──────── Material provided ────────

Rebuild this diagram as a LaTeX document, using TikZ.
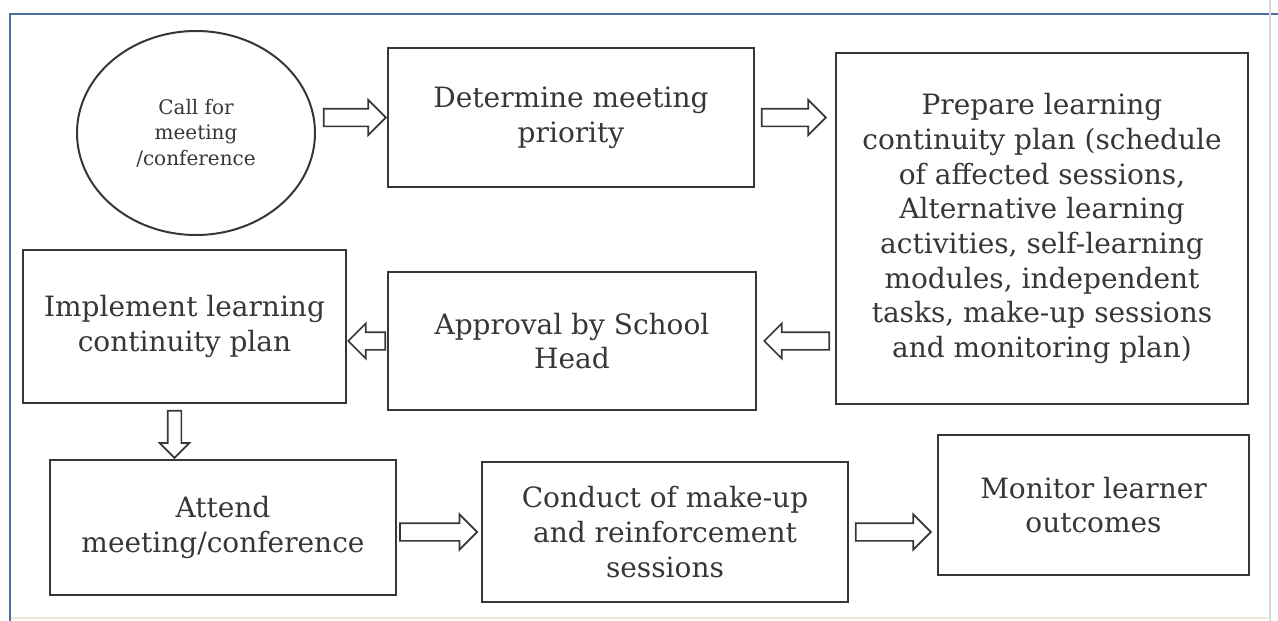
\documentclass[tikz,border=0pt]{standalone}
\usepackage{fontspec}
\setmainfont{DejaVu Serif}
\usepackage{tikz}
\usetikzlibrary{shapes.geometric,shapes.arrows}

\begin{document}
\begin{tikzpicture}[x=0.75pt,y=0.75pt,yscale=-1,xscale=1,
	box/.style={draw={rgb, 255:red, 55; green, 55; blue, 55}, line width=1.5pt, align=center, inner sep=0pt, text={rgb, 255:red, 55; green, 55; blue, 55}, font=\fontsize{21}{26}\selectfont},
	fatarrow/.style={single arrow, draw={rgb, 255:red, 55; green, 55; blue, 55}, line width=1.3pt, inner xsep=0pt, inner ysep=6pt, single arrow head extend=6.5pt, minimum height={#1*0.75pt}}]
	\useasboundingbox (0,0) rectangle (1278,621);
	
	%Straight Lines (frame)
	\draw [color={rgb, 255:red, 74; green, 112; blue, 160 }, line width=1.6pt] (1278,14) -- (10,14) -- (10,621) ;
	\draw [color={rgb, 255:red, 215; green, 215; blue, 215 }, line width=0.8pt] (1270,0) -- (1270,621) ;
	\draw [color={rgb, 255:red, 235; green, 232; blue, 215 }, line width=0.8pt] (11,618) -- (1270,618) ;
	
	%Shape: Ellipse
	\node [box, ellipse, minimum width=178.5pt, minimum height=153pt, font=\fontsize{15}{19}\selectfont] (call) at (196,133) {Call for\\meeting\\/conference};
	%Shape: Rectangle
	\node [box, minimum width=274.5pt, minimum height=104.25pt] (prio) at (571,117.5) {Determine meeting\\priority};
	%Shape: Rectangle
	\node [box, minimum width=309pt, minimum height=263.25pt] (plan) at (1042,228.5) {Prepare learning\\continuity plan (schedule\\of affected sessions,\\Alternative learning\\activities, self-learning\\modules, independent\\tasks, make-up sessions\\and monitoring plan)};
	%Shape: Rectangle
	\node [box, minimum width=276pt, minimum height=103.5pt] (head) at (572,341) {Approval by School\\Head};
	%Shape: Rectangle
	\node [box, minimum width=242.25pt, minimum height=114.75pt] (impl) at (184.5,326.5) {Implement learning\\continuity plan};
	%Shape: Rectangle
	\node [box, minimum width=259.5pt, minimum height=101.25pt] (attend) at (223,527.5) {Attend\\meeting/conference};
	%Shape: Rectangle
	\node [box, minimum width=274.5pt, minimum height=105pt] (makeup) at (665,532) {Conduct of make-up\\and reinforcement\\sessions};
	%Shape: Rectangle
	\node [box, minimum width=233.25pt, minimum height=105pt] (outc) at (1093.5,505) {Monitor learner\\outcomes};
	
	%Shape: Right Arrow
	\node [fatarrow=62, anchor=tip] (a1) at (prio.west) {};
	%Shape: Right Arrow
	\node [fatarrow=64, anchor=tip] (a2) at ([xshift=-6pt]plan.west |- prio.east) {};
	%Shape: Left Arrow
	\node [fatarrow=65, shape border rotate=180, anchor=tip] (a3) at ([xshift=4.5pt]head.east) {};
	%Shape: Left Arrow
	\node [fatarrow=37, shape border rotate=180, anchor=tip] (a4) at (impl.east |- head.west) {};
	%Shape: Down Arrow
	\node [fatarrow=47, shape border rotate=270, anchor=tip, inner xsep=4.5pt, inner ysep=0pt, single arrow head extend=6pt] (a5) at ([xshift=-7.5pt]attend.north -| impl.south) {};
	%Shape: Right Arrow
	\node [fatarrow=77, anchor=tip] (a6) at ([xshift=-2pt]makeup.west) {};
	%Shape: Right Arrow
	\node [fatarrow=75, anchor=tip] (a7) at ([xshift=-3.75pt]outc.west |- makeup.east) {};
	
\end{tikzpicture}
\end{document}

────────

=== To do ===
Quote in full the listing given above; the images are to be left out.

=== Answer ===
Rebuild this diagram as a LaTeX document, using TikZ.
\documentclass[tikz,border=0pt]{standalone}
\usepackage{fontspec}
\setmainfont{DejaVu Serif}
\usepackage{tikz}
\usetikzlibrary{shapes.geometric,shapes.arrows}

\begin{document}
\begin{tikzpicture}[x=0.75pt,y=0.75pt,yscale=-1,xscale=1,
	box/.style={draw={rgb, 255:red, 55; green, 55; blue, 55}, line width=1.5pt, align=center, inner sep=0pt, text={rgb, 255:red, 55; green, 55; blue, 55}, font=\fontsize{21}{26}\selectfont},
	fatarrow/.style={single arrow, draw={rgb, 255:red, 55; green, 55; blue, 55}, line width=1.3pt, inner xsep=0pt, inner ysep=6pt, single arrow head extend=6.5pt, minimum height={#1*0.75pt}}]
	\useasboundingbox (0,0) rectangle (1278,621);
	
	%Straight Lines (frame)
	\draw [color={rgb, 255:red, 74; green, 112; blue, 160 }, line width=1.6pt] (1278,14) -- (10,14) -- (10,621) ;
	\draw [color={rgb, 255:red, 215; green, 215; blue, 215 }, line width=0.8pt] (1270,0) -- (1270,621) ;
	\draw [color={rgb, 255:red, 235; green, 232; blue, 215 }, line width=0.8pt] (11,618) -- (1270,618) ;
	
	%Shape: Ellipse
	\node [box, ellipse, minimum width=178.5pt, minimum height=153pt, font=\fontsize{15}{19}\selectfont] (call) at (196,133) {Call for\\meeting\\/conference};
	%Shape: Rectangle
	\node [box, minimum width=274.5pt, minimum height=104.25pt] (prio) at (571,117.5) {Determine meeting\\priority};
	%Shape: Rectangle
	\node [box, minimum width=309pt, minimum height=263.25pt] (plan) at (1042,228.5) {Prepare learning\\continuity plan (schedule\\of affected sessions,\\Alternative learning\\activities, self-learning\\modules, independent\\tasks, make-up sessions\\and monitoring plan)};
	%Shape: Rectangle
	\node [box, minimum width=276pt, minimum height=103.5pt] (head) at (572,341) {Approval by School\\Head};
	%Shape: Rectangle
	\node [box, minimum width=242.25pt, minimum height=114.75pt] (impl) at (184.5,326.5) {Implement learning\\continuity plan};
	%Shape: Rectangle
	\node [box, minimum width=259.5pt, minimum height=101.25pt] (attend) at (223,527.5) {Attend\\meeting/conference};
	%Shape: Rectangle
	\node [box, minimum width=274.5pt, minimum height=105pt] (makeup) at (665,532) {Conduct of make-up\\and reinforcement\\sessions};
	%Shape: Rectangle
	\node [box, minimum width=233.25pt, minimum height=105pt] (outc) at (1093.5,505) {Monitor learner\\outcomes};
	
	%Shape: Right Arrow
	\node [fatarrow=62, anchor=tip] (a1) at (prio.west) {};
	%Shape: Right Arrow
	\node [fatarrow=64, anchor=tip] (a2) at ([xshift=-6pt]plan.west |- prio.east) {};
	%Shape: Left Arrow
	\node [fatarrow=65, shape border rotate=180, anchor=tip] (a3) at ([xshift=4.5pt]head.east) {};
	%Shape: Left Arrow
	\node [fatarrow=37, shape border rotate=180, anchor=tip] (a4) at (impl.east |- head.west) {};
	%Shape: Down Arrow
	\node [fatarrow=47, shape border rotate=270, anchor=tip, inner xsep=4.5pt, inner ysep=0pt, single arrow head extend=6pt] (a5) at ([xshift=-7.5pt]attend.north -| impl.south) {};
	%Shape: Right Arrow
	\node [fatarrow=77, anchor=tip] (a6) at ([xshift=-2pt]makeup.west) {};
	%Shape: Right Arrow
	\node [fatarrow=75, anchor=tip] (a7) at ([xshift=-3.75pt]outc.west |- makeup.east) {};
	
\end{tikzpicture}
\end{document}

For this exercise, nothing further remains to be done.